**EXERCISE DETAILS**
Starting at the first line of the entries below, restate each line exactly until you reach the line with "6.57), xytext=(0, 0), arrowprops=arrow)", and print that one too. Leave the pictures out and stop there.

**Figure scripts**
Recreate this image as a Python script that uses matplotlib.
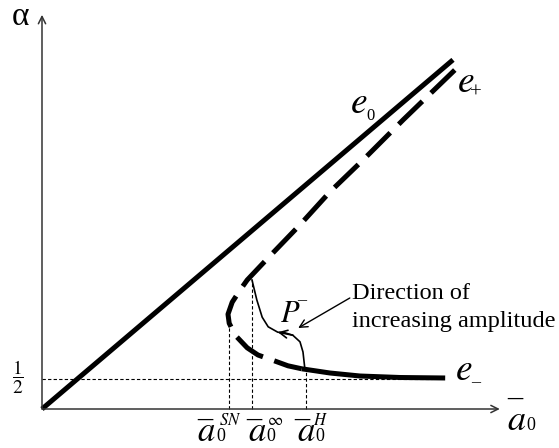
import matplotlib
matplotlib.use("Agg")
import matplotlib.pyplot as plt

plt.rcParams["font.family"] = ["Liberation Serif", "DejaVu Serif"]
plt.rcParams["mathtext.fontset"] = "stix"

# Values (a0 on x, alpha on y)
e0_a = [0.0, 6.85]
e0_alpha = [0.0, 5.82]

# unstable part of the fold: upper branch e+ down round the nose to a0_H
fold_a = [6.88, 6.02, 5.35, 4.80, 4.30, 3.77, 3.42, 3.30, 3.17, 3.10,
          3.12, 3.22, 3.42, 3.60, 3.88, 4.10, 4.33]
fold_alpha = [5.65, 4.82, 4.15, 3.62, 3.07, 2.52, 2.15, 1.98, 1.78, 1.58,
              1.43, 1.23, 1.02, 0.90, 0.80, 0.72, 0.67]

# stable lower branch e-
low_a = [4.33, 4.80, 5.30, 5.97, 6.72]
low_alpha = [0.67, 0.60, 0.55, 0.525, 0.517]

# P- curve between a0_inf and a0_H
p_a = [3.50, 3.58, 3.67, 3.77, 3.93, 4.05, 4.18, 4.30, 4.35, 4.38]
p_alpha = [2.15, 1.82, 1.53, 1.37, 1.28, 1.27, 1.23, 1.12, 0.95, 0.68]

a_sn, a_inf, a_h = 3.12, 3.50, 4.40
alpha_sn, alpha_inf, alpha_h = 1.58, 2.15, 0.68
half = 0.5

fig = plt.figure(figsize=(5.59, 4.48), dpi=100)
ax = fig.add_axes([0, 0, 1, 1])
ax.set_xlim(-0.70, 8.617)
ax.set_ylim(-0.65, 6.817)
ax.axis("off")

axis_col = "#333333"
arrow = dict(arrowstyle="->", lw=1.1, color=axis_col, shrinkA=0, shrinkB=0,
             mutation_scale=13)
ax.annotate("", xy=(7.63, 0), xytext=(0, 0), arrowprops=arrow)
ax.annotate("", xy=(0, 6.57), xytext=(0, 0), arrowprops=arrow)

# guide lines
guide = dict(color="black", lw=0.8, linestyle=(0, (3, 2)))
ax.plot([0, 6.5], [half, half], **guide)
ax.plot([a_sn, a_sn], [0, alpha_sn], **guide)
ax.plot([a_inf, a_inf], [0, alpha_inf], **guide)
ax.plot([a_h, a_h], [0, alpha_h], **guide)

# branches
ax.plot(e0_a, e0_alpha, color="black", lw=3.6, solid_capstyle="butt")
ax.plot(fold_a, fold_alpha, color="black", lw=3.6, linestyle=(0, (6.6, 2.4)),
        dash_capstyle="butt")
ax.plot(low_a, low_alpha, color="black", lw=3.6, solid_capstyle="butt")

# P- curve with arrow
ax.plot(p_a, p_alpha, color="black", lw=1.2)
ax.annotate("", xy=(p_a[4], p_alpha[4]), xytext=(p_a[6], p_alpha[6]),
            arrowprops=dict(arrowstyle="->", lw=1.2, color="black",
                            shrinkA=0, shrinkB=0, mutation_scale=14))


def off(txt, xy, dx, dy, size, **kw):
    # text placed at an offset (points) from a data point
    ax.annotate(txt, xy, xytext=(dx, dy), textcoords="offset points",
                fontsize=size, **kw)


def bar_a0(xy, sup, ax_dx, sup_dx, bar_dx, sup_size=12):
    off(r"$a$", xy, ax_dx, -23.0, 25, ha="left", va="baseline")
    off("0", xy, ax_dx + 13.5, -23.0, 13, ha="left", va="baseline")
    off("\u2013", xy, bar_dx, -7.4, 22, ha="center", va="center")
    off(sup, xy, sup_dx, -8.6, sup_size, ha="left", va="center")


# labels
ax.text(-0.35, 6.40, "\u03b1", fontsize=24, ha="center", va="baseline")
ax.text(-0.40, 0.52, r"$\dfrac{1}{2}$", fontsize=14, ha="center", va="center")

ax.text(5.133, 4.933, r"$e$", fontsize=27, ha="left", va="baseline")
off("0", (5.133, 4.933), 11.5, -5, 12, ha="left", va="baseline")
ax.text(6.917, 5.283, r"$e$", fontsize=27, ha="left", va="baseline")
off("+", (6.917, 5.283), 9.4, -1, 15, ha="left", va="center")
ax.text(6.883, 0.483, r"$e$", fontsize=27, ha="left", va="baseline")
off("\u2013", (6.883, 0.483), 11.5, -2, 13, ha="left", va="center")

ax.text(3.967, 1.45, r"$P$", fontsize=22, ha="left", va="baseline")
off("\u2013", (3.967, 1.45), 12.5, 15.5, 13, ha="left", va="center")

# axis label a0 with bar
ax.text(7.75, -0.35, r"$a$", fontsize=26, ha="left", va="baseline")
off("0", (7.75, -0.35), 14, 0, 13, ha="left", va="baseline")
off("\u2013", (7.75, -0.35), 5.8, 23, 22, ha="center", va="center")

# tick labels under the a0 axis
bar_a0((a_sn, 0), r"$SN$", -23, -7.2, -17.6)
bar_a0((a_inf, 0), r"$\infty$", -2.9, 10.8, 1.1)
bar_a0((a_h, 0), r"$H$", -6.5, 5.0, -3.2)

ax.text(5.17, 1.833, "Direction of", fontsize=17.5, ha="left", va="baseline")
ax.text(5.17, 1.367, "increasing amplitude", fontsize=17.5, ha="left",
        va="baseline")
ax.annotate("", xy=(4.27, 1.35), xytext=(5.13, 1.85),
            arrowprops=dict(arrowstyle="->", lw=1.0, color="black",
                            shrinkA=0, shrinkB=0, mutation_scale=14))

fig.savefig("out.png", dpi=100)
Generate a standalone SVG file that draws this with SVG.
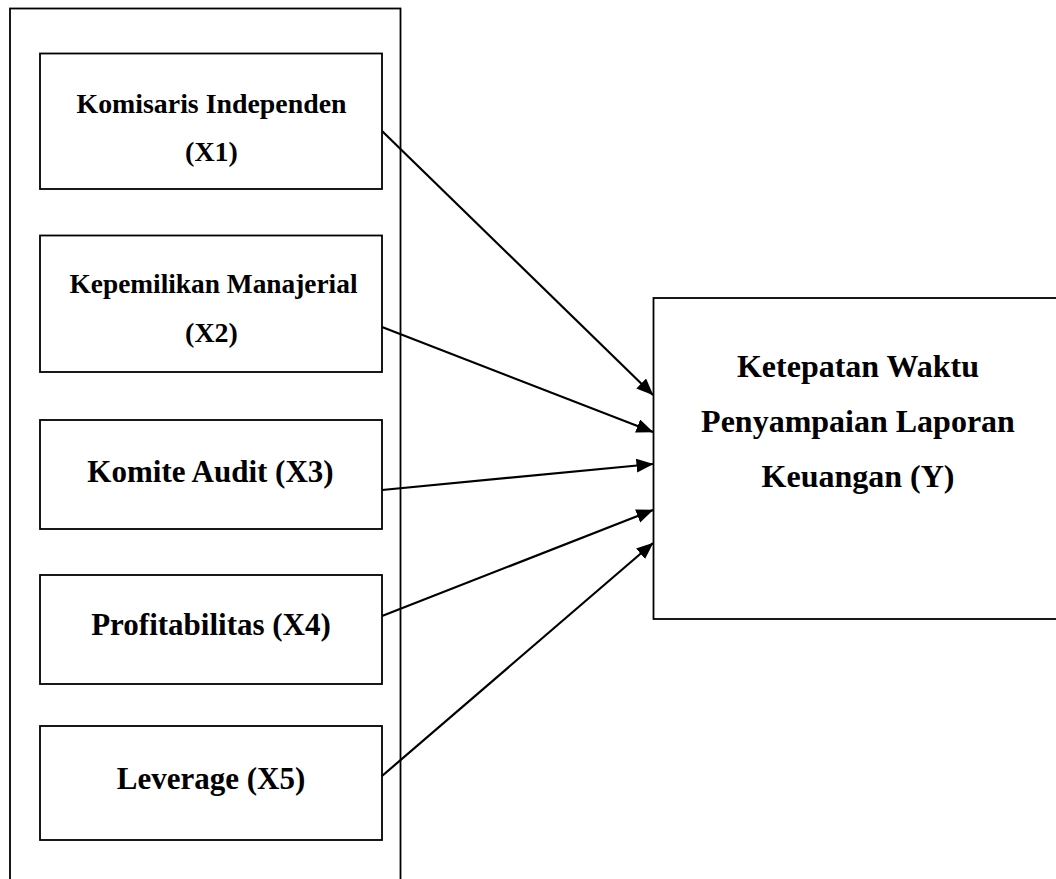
<svg xmlns="http://www.w3.org/2000/svg" width="1056" height="879" viewBox="0 0 1056 879">
  <style>
    .box { fill: #ffffff; stroke: #000000; stroke-width: 1.8; }
    .lbl { font-family: "Liberation Serif", "Times New Roman", serif; font-weight: bold; fill: #000000; text-anchor: middle; }
    .sm { font-size: 28px; }
    .lg { font-size: 31px; }
    .yl { font-size: 32px; }
    .conn { stroke: #000000; stroke-width: 2.2; fill: none; marker-end: url(#arrow); }
  </style>
  <defs>
    <marker id="arrow" markerUnits="userSpaceOnUse" markerWidth="18" markerHeight="15" refX="16.5" refY="7" orient="auto">
      <path d="M0,0 L17,7 L0,14 Z" fill="#000000"/>
    </marker>
  </defs>
  <rect width="1056" height="879" fill="#ffffff"/>
  <g id="outer">
    <rect class="box" x="10" y="8.5" width="390.5" height="880"/>
  </g>
  <g id="x1">
    <rect class="box" x="40" y="53.5" width="342" height="135.5"/>
    <text class="lbl sm" x="211.5" y="113" textLength="270" lengthAdjust="spacingAndGlyphs">Komisaris Independen</text>
    <text class="lbl sm" x="211.5" y="160.5">(X1)</text>
  </g>
  <g id="x2">
    <rect class="box" x="40" y="235.5" width="342" height="136.5"/>
    <text class="lbl sm" x="213.5" y="293" textLength="288" lengthAdjust="spacingAndGlyphs">Kepemilikan Manajerial</text>
    <text class="lbl sm" x="211.5" y="341.5">(X2)</text>
  </g>
  <g id="x3">
    <rect class="box" x="40" y="420" width="342" height="109"/>
    <text class="lbl lg" x="210.5" y="482">Komite Audit (X3)</text>
  </g>
  <g id="x4">
    <rect class="box" x="40" y="575" width="342" height="109"/>
    <text class="lbl lg" x="211" y="635">Profitabilitas (X4)</text>
  </g>
  <g id="x5">
    <rect class="box" x="40" y="726" width="342" height="114"/>
    <text class="lbl lg" x="211" y="788.5">Leverage (X5)</text>
  </g>
  <g id="y">
    <rect class="box" x="653.5" y="298" width="412" height="321"/>
    <text class="lbl yl" x="858" y="377">Ketepatan Waktu</text>
    <text class="lbl yl" x="858" y="432">Penyampaian Laporan</text>
    <text class="lbl yl" x="858" y="487">Keuangan (Y)</text>
  </g>
  <g id="connectors">
    <line class="conn" x1="382" y1="131" x2="653" y2="395"/>
    <line class="conn" x1="382" y1="327" x2="653" y2="432"/>
    <line class="conn" x1="382" y1="490" x2="653" y2="464"/>
    <line class="conn" x1="382" y1="616" x2="653" y2="510"/>
    <line class="conn" x1="382" y1="776" x2="653" y2="543"/>
  </g>
</svg>
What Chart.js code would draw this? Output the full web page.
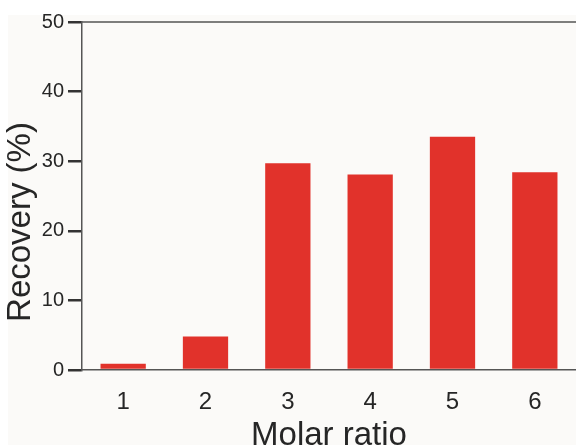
<!DOCTYPE html>
<html>
<head>
<meta charset="utf-8">
<script src="https://cdn.jsdelivr.net/npm/chart.js@4/dist/chart.umd.min.js"></script>
<style>
  html, body { margin: 0; padding: 0; background: #fff; }
  #wrap { width: 576px; height: 445px; }
</style>
</head>
<body>
<div id="wrap"><canvas id="chart" width="576" height="445"></canvas></div>
<script>
// data
const categories = ["1", "2", "3", "4", "5", "6"];
const recovery = [0.9, 4.8, 29.7, 28.1, 33.5, 28.4];
const yMin = 0;
const yMax = 50;
const yStep = 10;

const FONT = '"Liberation Sans", Arial, sans-serif';
const TEXT = "#262626";
const AXIS = "#555555";

// off-white paper behind the plot
const paper = {
    id: "paper",
    beforeDraw(chart) {
        const { ctx, width, height } = chart;
        ctx.save();
        ctx.fillStyle = "#ffffff";
        ctx.fillRect(0, 0, width, height);
        ctx.fillStyle = "#fbfaf8";
        ctx.fillRect(8, 15, width - 8, height - 15);
        ctx.restore();
    }
};

// top edge of the frame
const frameTop = {
    id: "frameTop",
    afterDraw(chart) {
        const { ctx, chartArea } = chart;
        ctx.save();
        ctx.strokeStyle = AXIS;
        ctx.lineWidth = 1.5;
        ctx.beginPath();
        ctx.moveTo(chartArea.left, chartArea.top);
        ctx.lineTo(chartArea.right, chartArea.top);
        ctx.stroke();
        ctx.restore();
    }
};

// y title, sits a bit low like in the figure
const yTitle = {
    id: "yTitle",
    afterDraw(chart) {
        const { ctx } = chart;
        ctx.save();
        ctx.translate(21, 222);
        ctx.rotate(-Math.PI / 2);
        ctx.textAlign = "center";
        ctx.textBaseline = "middle";
        ctx.fillStyle = TEXT;
        ctx.font = "33px " + FONT;
        ctx.fillText("Recovery (%)", 0, 0);
        ctx.restore();
    }
};

const ctx = document.getElementById("chart").getContext("2d");

new Chart(ctx, {
    type: "bar",
    data: {
        labels: categories,
        datasets: [{
            data: recovery,
            backgroundColor: "#e1322b",
            borderWidth: 0,
            barPercentage: 0.55,
            categoryPercentage: 1.0
        }]
    },
    options: {
        responsive: false,
        animation: false,
        devicePixelRatio: 1,
        layout: { padding: { top: 22, left: 0, right: 0, bottom: 0 } },
        plugins: {
            legend: { display: false },
            tooltip: { enabled: false }
        },
        scales: {
            x: {
                z: 1,
                grid: { display: false, drawTicks: false },
                border: { display: true, color: AXIS, width: 1.5 },
                ticks: {
                    color: TEXT,
                    padding: 18,
                    font: { family: FONT, size: 24 }
                },
                title: {
                    display: true,
                    text: "Molar ratio",
                    color: TEXT,
                    font: { family: FONT, size: 33, lineHeight: 0.75 },
                    padding: { top: 0, bottom: -3 }
                },
                afterFit(scale) { scale.height = 75; }
            },
            y: {
                z: 1,
                min: yMin,
                max: yMax,
                grid: {
                    display: true,
                    drawOnChartArea: false,
                    drawTicks: true,
                    tickLength: 14,
                    color: "#333333",
                    lineWidth: 2.5
                },
                border: { display: true, color: AXIS, width: 1.5 },
                ticks: {
                    stepSize: yStep,
                    color: TEXT,
                    padding: 4,
                    font: { family: FONT, size: 20 }
                },
                afterFit(scale) { scale.width = 82; }
            }
        }
    },
    plugins: [paper, frameTop, yTitle]
});
</script>
</body>
</html>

**ANSWER TO THE TASK**
Recreate this image as a Python script that uses matplotlib.
import matplotlib
matplotlib.use("Agg")
import matplotlib.pyplot as plt

plt.rcParams["font.family"] = ["Liberation Serif", "DejaVu Serif"]
plt.rcParams["mathtext.fontset"] = "stix"

# Values (a0 on x, alpha on y)
e0_a = [0.0, 6.85]
e0_alpha = [0.0, 5.82]

# unstable part of the fold: upper branch e+ down round the nose to a0_H
fold_a = [6.88, 6.02, 5.35, 4.80, 4.30, 3.77, 3.42, 3.30, 3.17, 3.10,
          3.12, 3.22, 3.42, 3.60, 3.88, 4.10, 4.33]
fold_alpha = [5.65, 4.82, 4.15, 3.62, 3.07, 2.52, 2.15, 1.98, 1.78, 1.58,
              1.43, 1.23, 1.02, 0.90, 0.80, 0.72, 0.67]

# stable lower branch e-
low_a = [4.33, 4.80, 5.30, 5.97, 6.72]
low_alpha = [0.67, 0.60, 0.55, 0.525, 0.517]

# P- curve between a0_inf and a0_H
p_a = [3.50, 3.58, 3.67, 3.77, 3.93, 4.05, 4.18, 4.30, 4.35, 4.38]
p_alpha = [2.15, 1.82, 1.53, 1.37, 1.28, 1.27, 1.23, 1.12, 0.95, 0.68]

a_sn, a_inf, a_h = 3.12, 3.50, 4.40
alpha_sn, alpha_inf, alpha_h = 1.58, 2.15, 0.68
half = 0.5

fig = plt.figure(figsize=(5.59, 4.48), dpi=100)
ax = fig.add_axes([0, 0, 1, 1])
ax.set_xlim(-0.70, 8.617)
ax.set_ylim(-0.65, 6.817)
ax.axis("off")

axis_col = "#333333"
arrow = dict(arrowstyle="->", lw=1.1, color=axis_col, shrinkA=0, shrinkB=0,
             mutation_scale=13)
ax.annotate("", xy=(7.63, 0), xytext=(0, 0), arrowprops=arrow)
ax.annotate("", xy=(0, 6.57), xytext=(0, 0), arrowprops=arrow)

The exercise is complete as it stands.